SUPPLIED RECORDS:
☆ ☆ ☆ ☆ ☆ ☆ ☆

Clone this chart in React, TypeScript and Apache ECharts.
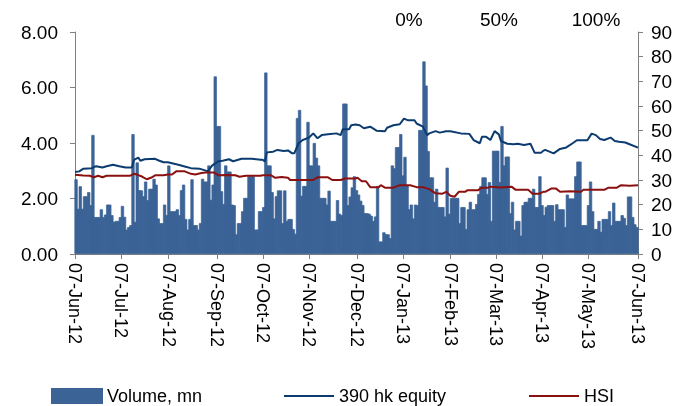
import React, { useEffect, useRef } from "react";
import * as echarts from "echarts";

// Daily volume (mn), in two-month blocks
const volJunJul = [2.69, 1.63, 2.44, 1.63, 2.08, 2.08, 2.23, 1.76, 4.29, 1.33, 1.33, 1.33, 1.61, 1.33, 1.42, 1.78, 1.78, 1.4, 1.16, 1.19, 1.19, 1.33, 1.73, 1.34, 0.88, 0.97, 1.04, 4.32, 1.16, 3.3, 2.3, 2.29, 2.08, 2.61, 1.94, 2.35, 2.35, 2.71, 2.5, 1.28, 1.11, 1.11, 1.78];
const volAugSep = [1.4, 3.19, 1.54, 1.54, 1.54, 1.61, 1.4, 2.3, 2.5, 1.26, 0.88, 1.26, 2.69, 1.04, 1.04, 0.88, 1.11, 2.71, 2.61, 2.61, 3.19, 1.95, 2.5, 6.4, 4.61, 4.61, 2.26, 1.8, 3.19, 2.97, 2.97, 1.78, 1.76, 0.71, 1.11, 1.11, 1.54, 2.02, 2.02, 2.8, 2.8, 2.8, 0.88, 0.88, 1.54];
const volOctNov = [1.54, 1.69, 6.54, 3.19, 3.19, 2.23, 1.28, 2.08, 2.29, 2.29, 1.11, 2.29, 1.19, 1.26, 1.26, 0.9, 0.73, 4.9, 5.19, 2.1, 2.45, 2.45, 4.76, 3.19, 3.19, 4.0, 3.47, 3.19, 2.02, 2.02, 2.02, 1.78, 2.28, 1.19, 1.19, 1.19, 1.94, 1.45, 1.4, 5.42, 5.42, 1.76, 2.07, 2.4, 2.8];
const volDecJan = [2.3, 2.14, 1.92, 1.76, 1.47, 1.47, 1.45, 1.38, 1.19, 1.35, 2.45, 0.45, 0.45, 0.78, 0.71, 0.71, 0.57, 3.19, 3.09, 3.85, 3.85, 4.32, 2.83, 3.5, 2.47, 1.61, 1.78, 1.28, 1.78, 1.76, 4.47, 4.47, 6.94, 6.07, 3.71, 2.76, 2.76, 1.88, 2.35, 1.69, 1.69, 1.69, 1.35, 3.11];
const volFebMar = [1.45, 2.02, 2.02, 2.02, 2.02, 1.11, 1.69, 1.69, 0.9, 1.61, 1.88, 1.61, 1.61, 1.8, 2.16, 2.45, 2.76, 2.76, 2.16, 2.59, 1.19, 3.72, 3.72, 3.72, 2.59, 4.61, 3.19, 3.51, 3.51, 1.47, 1.88, 0.88, 1.19, 1.19, 0.66, 1.76, 1.88, 1.88, 2.02, 2.02, 2.35, 1.69, 1.69, 2.8, 1.76];
const volAprMay = [1.4, 1.7, 1.76, 1.76, 1.76, 1.19, 1.79, 1.61, 1.61, 1.61, 0.97, 2.14, 2.0, 2.0, 2.0, 2.8, 3.33, 3.33, 1.04, 1.04, 1.04, 1.76, 2.61, 1.54, 0.9, 0.9, 1.19, 0.8, 1.26, 1.26, 1.26, 1.54, 1.04, 1.85, 1.19, 1.19, 1.19, 1.4, 1.3, 1.04, 2.07, 2.07, 1.33, 1.07, 0.97];

// 390 hk equity, [trading-day index, price]
const eqJunJul = [[0, 33.2], [2, 33.5], [4, 34.6], [8, 34.8], [10, 35.6], [13, 35.1], [15, 35.6], [18, 36.2], [21, 35.6], [24, 35.1], [27, 35.1], [28, 38.2], [30, 39.1], [31, 37.8], [33, 38.4], [38, 38.6], [40, 37.8], [42, 37.2]];
const eqAugSep = [[44, 37.2], [49, 36.2], [52, 35.5], [55, 34.8], [59, 34.6], [62, 33.8], [63, 33.5], [65, 35.8], [68, 37.6], [70, 37.8], [73, 38.4], [75, 37.6], [79, 38.6], [84, 38.6], [88, 38.2]];
const eqOctNov = [[89, 38.2], [90, 37.5], [91, 41.2], [94, 41.5], [96, 42.2], [99, 41.8], [101, 42], [103, 40.8], [104, 40.8], [106, 44.9], [108, 46.2], [111, 47.2], [113, 48.9], [115, 46.9], [117, 48.2], [120, 48.5], [124, 48.9], [126, 48.2], [127, 50.6], [130, 50.6], [131, 52.2], [133, 52.5]];
const eqDecJan = [[135, 52.2], [137, 51], [140, 51.6], [143, 50], [147, 49.8], [148, 51.2], [151, 52.2], [154, 52.6], [156, 54.9], [158, 54.2], [161, 54.2], [162, 52.9], [165, 51.6], [167, 48.2], [168, 48.9], [171, 49.8], [173, 49.2], [176, 49.8]];
const eqFebMar = [[178, 49.8], [183, 48.9], [187, 48.7], [188, 47.5], [189, 46.2], [192, 44.9], [193, 47.5], [195, 47.5], [197, 46.2], [199, 49.8], [201, 48.5], [202, 45.8], [205, 44.7], [208, 44.5], [210, 44.7], [213, 44.2], [216, 44.7], [218, 41], [221, 41], [222, 41.8]];
const eqAprMay = [[223, 42.2], [227, 40.8], [230, 42.6], [233, 43.2], [236, 44.9], [238, 46.1], [243, 46.1], [245, 48.8], [247, 48.2], [249, 46.6], [251, 46.2], [254, 47.2], [256, 45.8], [258, 45.5], [261, 45.2], [263, 44.5], [267, 43.1]];

// HSI (rebased), [trading-day index, value]
const hsiJunJul = [[0, 32.1], [4, 31.8], [7, 31.7], [9, 31.1], [11, 31.7], [13, 31.1], [15, 31.7], [20, 31.7], [26, 31.7], [28, 32.5], [30, 32], [32, 31.3], [34, 30.3], [36, 30.9], [38, 31.9], [42, 31.9]];
const hsiAugSep = [[44, 32.2], [46, 32.2], [48, 33.5], [52, 33.5], [55, 32.5], [57, 32.2], [60, 32.8], [62, 33], [66, 33], [68, 31.9], [72, 32], [76, 31.9], [78, 31.3], [81, 31.7], [88, 31.7]];
const hsiOctNov = [[89, 31.9], [93, 31.9], [95, 30.9], [98, 31.2], [101, 30.9], [102, 30], [106, 30], [110, 30], [113, 30], [115, 31.1], [120, 31.1], [122, 30], [126, 30], [128, 30.6], [133, 30.6]];
const hsiDecJan = [[134, 30.9], [136, 29.5], [138, 29.5], [140, 27.1], [144, 27.1], [145, 27.9], [147, 26.9], [151, 26.9], [154, 27.9], [159, 27.9], [162, 27.1], [165, 27.1], [168, 26.3], [171, 24.6], [174, 24.4], [176, 25.2]];
const hsiFebMar = [[178, 23.6], [180, 23.2], [182, 25.2], [185, 25.2], [186, 25.8], [191, 25.8], [193, 26.9], [196, 26.9], [197, 27.3], [202, 27], [207, 27.3], [209, 26], [215, 26], [217, 24.4], [220, 24.4], [222, 25.2]];
const hsiAprMay = [[223, 25.2], [226, 26.6], [228, 26.6], [230, 25.2], [235, 25.4], [240, 25.2], [241, 26], [246, 26], [251, 26], [253, 26.9], [257, 26.9], [259, 27.9], [263, 27.7], [267, 27.9]];

// Date ticks (trading-day index of each 7th of month) and their labels
const tickIdx = [0, 22, 44.4, 67.3, 89.3, 111.1, 133.7, 155.7, 178.1, 199.6, 221.4, 243.2, 267];
const tickLabels = ["07-Jun-12", "07-Jul-12", "07-Aug-12", "07-Sep-12", "07-Oct-12", "07-Nov-12", "07-Dec-12", "07-Jan-13", "07-Feb-13", "07-Mar-13", "07-Apr-13", "07-May-13", "07-Jun-13"];
const topLabels = ["0%", "50%", "100%"];

const FONT = "'Liberation Sans', Arial, sans-serif";

export default function App() {
  const ref = useRef<HTMLDivElement>(null);
  useEffect(() => {
    if (!ref.current) return;
    const chart = echarts.init(ref.current, undefined, { renderer: "svg" });
    const vol = [...volJunJul, ...volAugSep, ...volOctNov, ...volDecJan, ...volFebMar, ...volAprMay];
    const eq = [...eqJunJul, ...eqAugSep, ...eqOctNov, ...eqDecJan, ...eqFebMar, ...eqAprMay];
    const hsi = [...hsiJunJul, ...hsiAugSep, ...hsiOctNov, ...hsiDecJan, ...hsiFebMar, ...hsiAprMay];
    const axisGray = "#808080";
    const barColor = "#3B6396";
    const labelFor = (v: number) => {
      let best = 0;
      tickIdx.forEach((t, i) => {
        if (Math.abs(t - v) < Math.abs(tickIdx[best] - v)) best = i;
      });
      return tickLabels[best];
    };
    const topX = [409, 499, 596];
    const legendText = { fontSize: 18, color: "#000", fontFamily: FONT };
    chart.setOption({
      animation: false,
      textStyle: { fontFamily: FONT },
      grid: { left: 75, right: 57, top: 32, bottom: 152, containLabel: false },
      legend: [
        { data: ["Volume, mn"], left: 51, top: 387, padding: 0, itemWidth: 50, itemHeight: 14, icon: "rect", textStyle: legendText },
        { data: ["390 hk equity"], left: 284, top: 387, padding: 0, itemWidth: 50, itemHeight: 2, icon: "rect", textStyle: legendText },
        { data: ["HSI"], left: 529, top: 387, padding: 0, itemWidth: 50, itemHeight: 2, icon: "rect", textStyle: legendText },
      ],
      xAxis: {
        type: "value",
        min: 0,
        max: 267,
        splitLine: { show: false },
        axisLine: { show: true, lineStyle: { color: axisGray, width: 1 } },
        axisTick: { show: true, length: 5, customValues: tickIdx, lineStyle: { color: axisGray } },
        axisLabel: {
          customValues: tickIdx,
          rotate: -90,
          margin: 9,
          fontSize: 18,
          color: "#000",
          fontFamily: FONT,
          formatter: (v: number) => labelFor(v),
        },
      },
      yAxis: [
        {
          type: "value",
          min: 0,
          max: 8,
          interval: 2,
          position: "left",
          splitLine: { show: false },
          axisLine: { show: true, lineStyle: { color: axisGray } },
          axisTick: { show: true, length: 5, lineStyle: { color: axisGray } },
          axisLabel: { fontSize: 19, color: "#000", margin: 17, fontFamily: FONT, formatter: (v: number) => v.toFixed(2) },
        },
        {
          type: "value",
          min: 0,
          max: 90,
          interval: 10,
          position: "right",
          splitLine: { show: false },
          axisLine: { show: true, lineStyle: { color: axisGray } },
          axisTick: { show: true, length: 5, lineStyle: { color: axisGray } },
          axisLabel: { fontSize: 19, color: "#000", margin: 13, fontFamily: FONT },
        },
      ],
      graphic: topLabels.map((t, i) => ({
        type: "text",
        x: topX[i],
        y: 19,
        style: { text: t, fontSize: 19, fontFamily: FONT, fill: "#000", align: "center", verticalAlign: "middle" },
      })),
      series: [
        {
          name: "Volume, mn",
          type: "bar",
          yAxisIndex: 0,
          barWidth: 3.2,
          itemStyle: { color: barColor, borderColor: barColor, borderWidth: 0.7 },
          data: vol.map((v, i) => [i + 0.5, v]),
        },
        {
          name: "390 hk equity",
          type: "line",
          yAxisIndex: 1,
          symbol: "none",
          lineStyle: { color: "#0B3B6F", width: 2 },
          itemStyle: { color: "#0B3B6F" },
          data: eq,
        },
        {
          name: "HSI",
          type: "line",
          yAxisIndex: 1,
          symbol: "none",
          lineStyle: { color: "#8B1010", width: 2 },
          itemStyle: { color: "#8B1010" },
          data: hsi,
        },
      ],
    });
    return () => chart.dispose();
  }, []);
  return <div ref={ref} style={{ position: "fixed", left: 0, top: 0, width: 695, height: 406 }} />;
}
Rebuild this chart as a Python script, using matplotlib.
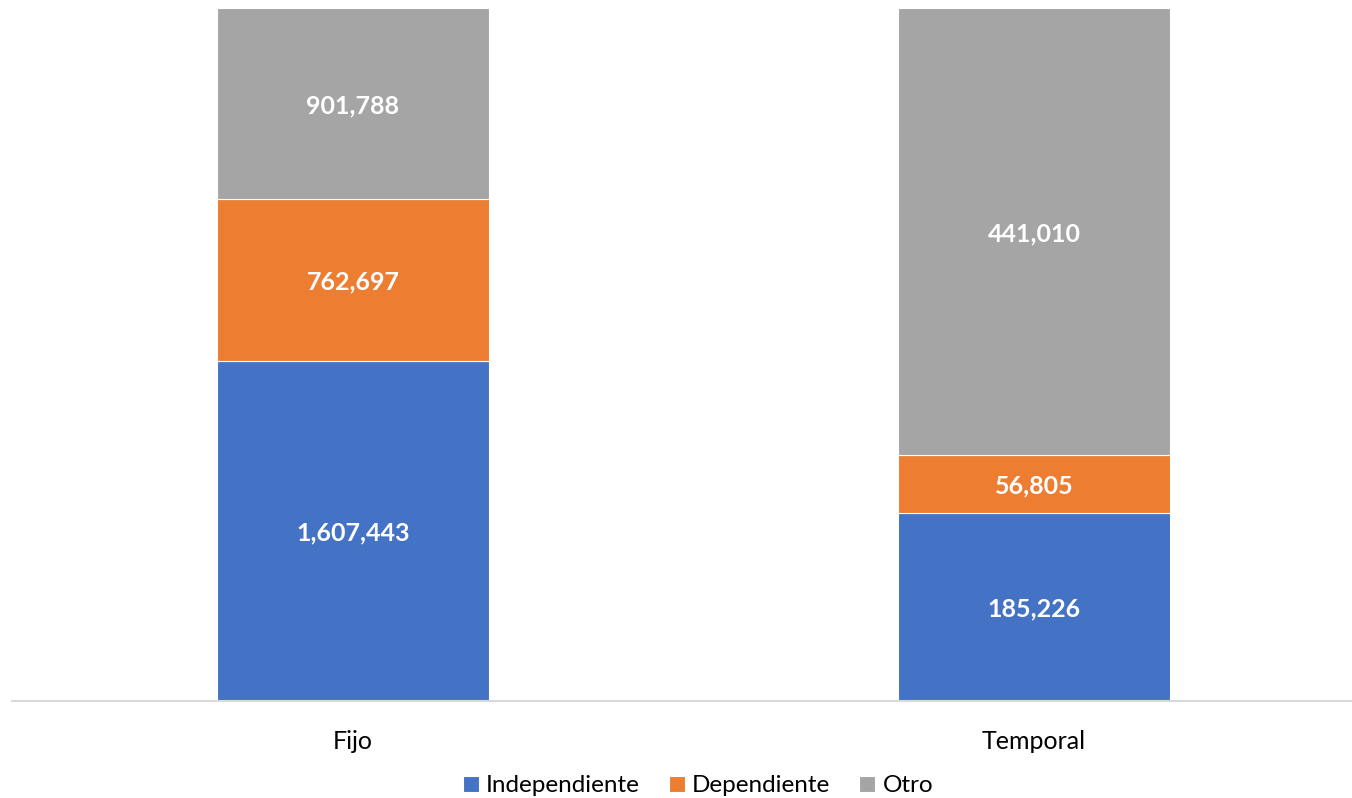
import matplotlib
matplotlib.use("Agg")
import matplotlib.pyplot as plt
import numpy as np

categories = ["Fijo", "Temporal"]
series_names = ["Independiente", "Dependiente", "Otro"]
independiente = [1607443, 185226]
dependiente = [762697, 56805]
otro = [901788, 441010]
colors = ["#4472C4", "#ED7D31", "#A5A5A5"]

plt.rcParams['font.family'] = ['Lato', 'DejaVu Sans']

W, H = 1352, 798
fig = plt.figure(figsize=(W / 100, H / 100), dpi=100)
ax = fig.add_axes([12 / W, (H - 701) / H, (W - 12) / W, 693 / H])

data = np.array([independiente, dependiente, otro], dtype=float)
totals = data.sum(axis=0)
pct = data / totals

x = np.arange(len(categories))
bottom = np.zeros(len(categories))
for i, name in enumerate(series_names):
    ax.bar(x, pct[i], width=0.4, bottom=bottom, color=colors[i], label=name,
           edgecolor="white", linewidth=0.8, zorder=2)
    for j in range(len(categories)):
        ax.text(x[j], bottom[j] + pct[i][j] / 2, f"{int(data[i][j]):,}",
                ha="center", va="center_baseline", color="white", fontsize=18,
                fontweight="bold", zorder=3)
    bottom += pct[i]

ax.set_ylim(0, 1)
ax.set_xlim(-0.5007, 1.467)
for s in ["top", "right", "left"]:
    ax.spines[s].set_visible(False)
ax.spines["bottom"].set_color("#D9D9D9")
ax.spines["bottom"].set_linewidth(1.5)
ax.set_yticks([])
ax.set_xticks(x)
ax.set_xticklabels(categories, fontsize=18, color="#000000")
ax.tick_params(axis="x", length=0, pad=21)

leg = fig.legend(loc="center", bbox_to_anchor=(698 / W, 1 - 786 / H), ncol=3,
                 frameon=False, fontsize=17.5, handlelength=0.65, handleheight=0.65,
                 handletextpad=0.3, columnspacing=1.2)

fig.savefig("out.png", dpi=100, facecolor="white")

☆ ☆ ☆ ☆ ☆ ☆ ☆

WHAT IS NEEDED: Your task is to restate word for word the lines from the top of the data to the line containing "1.33, 1.07, 0.97];", both ends included, with every picture left out.

REPLY TO THE TASK:
Clone this chart in React, TypeScript and Apache ECharts.
import React, { useEffect, useRef } from "react";
import * as echarts from "echarts";

// Daily volume (mn), in two-month blocks
const volJunJul = [2.69, 1.63, 2.44, 1.63, 2.08, 2.08, 2.23, 1.76, 4.29, 1.33, 1.33, 1.33, 1.61, 1.33, 1.42, 1.78, 1.78, 1.4, 1.16, 1.19, 1.19, 1.33, 1.73, 1.34, 0.88, 0.97, 1.04, 4.32, 1.16, 3.3, 2.3, 2.29, 2.08, 2.61, 1.94, 2.35, 2.35, 2.71, 2.5, 1.28, 1.11, 1.11, 1.78];
const volAugSep = [1.4, 3.19, 1.54, 1.54, 1.54, 1.61, 1.4, 2.3, 2.5, 1.26, 0.88, 1.26, 2.69, 1.04, 1.04, 0.88, 1.11, 2.71, 2.61, 2.61, 3.19, 1.95, 2.5, 6.4, 4.61, 4.61, 2.26, 1.8, 3.19, 2.97, 2.97, 1.78, 1.76, 0.71, 1.11, 1.11, 1.54, 2.02, 2.02, 2.8, 2.8, 2.8, 0.88, 0.88, 1.54];
const volOctNov = [1.54, 1.69, 6.54, 3.19, 3.19, 2.23, 1.28, 2.08, 2.29, 2.29, 1.11, 2.29, 1.19, 1.26, 1.26, 0.9, 0.73, 4.9, 5.19, 2.1, 2.45, 2.45, 4.76, 3.19, 3.19, 4.0, 3.47, 3.19, 2.02, 2.02, 2.02, 1.78, 2.28, 1.19, 1.19, 1.19, 1.94, 1.45, 1.4, 5.42, 5.42, 1.76, 2.07, 2.4, 2.8];
const volDecJan = [2.3, 2.14, 1.92, 1.76, 1.47, 1.47, 1.45, 1.38, 1.19, 1.35, 2.45, 0.45, 0.45, 0.78, 0.71, 0.71, 0.57, 3.19, 3.09, 3.85, 3.85, 4.32, 2.83, 3.5, 2.47, 1.61, 1.78, 1.28, 1.78, 1.76, 4.47, 4.47, 6.94, 6.07, 3.71, 2.76, 2.76, 1.88, 2.35, 1.69, 1.69, 1.69, 1.35, 3.11];
const volFebMar = [1.45, 2.02, 2.02, 2.02, 2.02, 1.11, 1.69, 1.69, 0.9, 1.61, 1.88, 1.61, 1.61, 1.8, 2.16, 2.45, 2.76, 2.76, 2.16, 2.59, 1.19, 3.72, 3.72, 3.72, 2.59, 4.61, 3.19, 3.51, 3.51, 1.47, 1.88, 0.88, 1.19, 1.19, 0.66, 1.76, 1.88, 1.88, 2.02, 2.02, 2.35, 1.69, 1.69, 2.8, 1.76];
const volAprMay = [1.4, 1.7, 1.76, 1.76, 1.76, 1.19, 1.79, 1.61, 1.61, 1.61, 0.97, 2.14, 2.0, 2.0, 2.0, 2.8, 3.33, 3.33, 1.04, 1.04, 1.04, 1.76, 2.61, 1.54, 0.9, 0.9, 1.19, 0.8, 1.26, 1.26, 1.26, 1.54, 1.04, 1.85, 1.19, 1.19, 1.19, 1.4, 1.3, 1.04, 2.07, 2.07, 1.33, 1.07, 0.97];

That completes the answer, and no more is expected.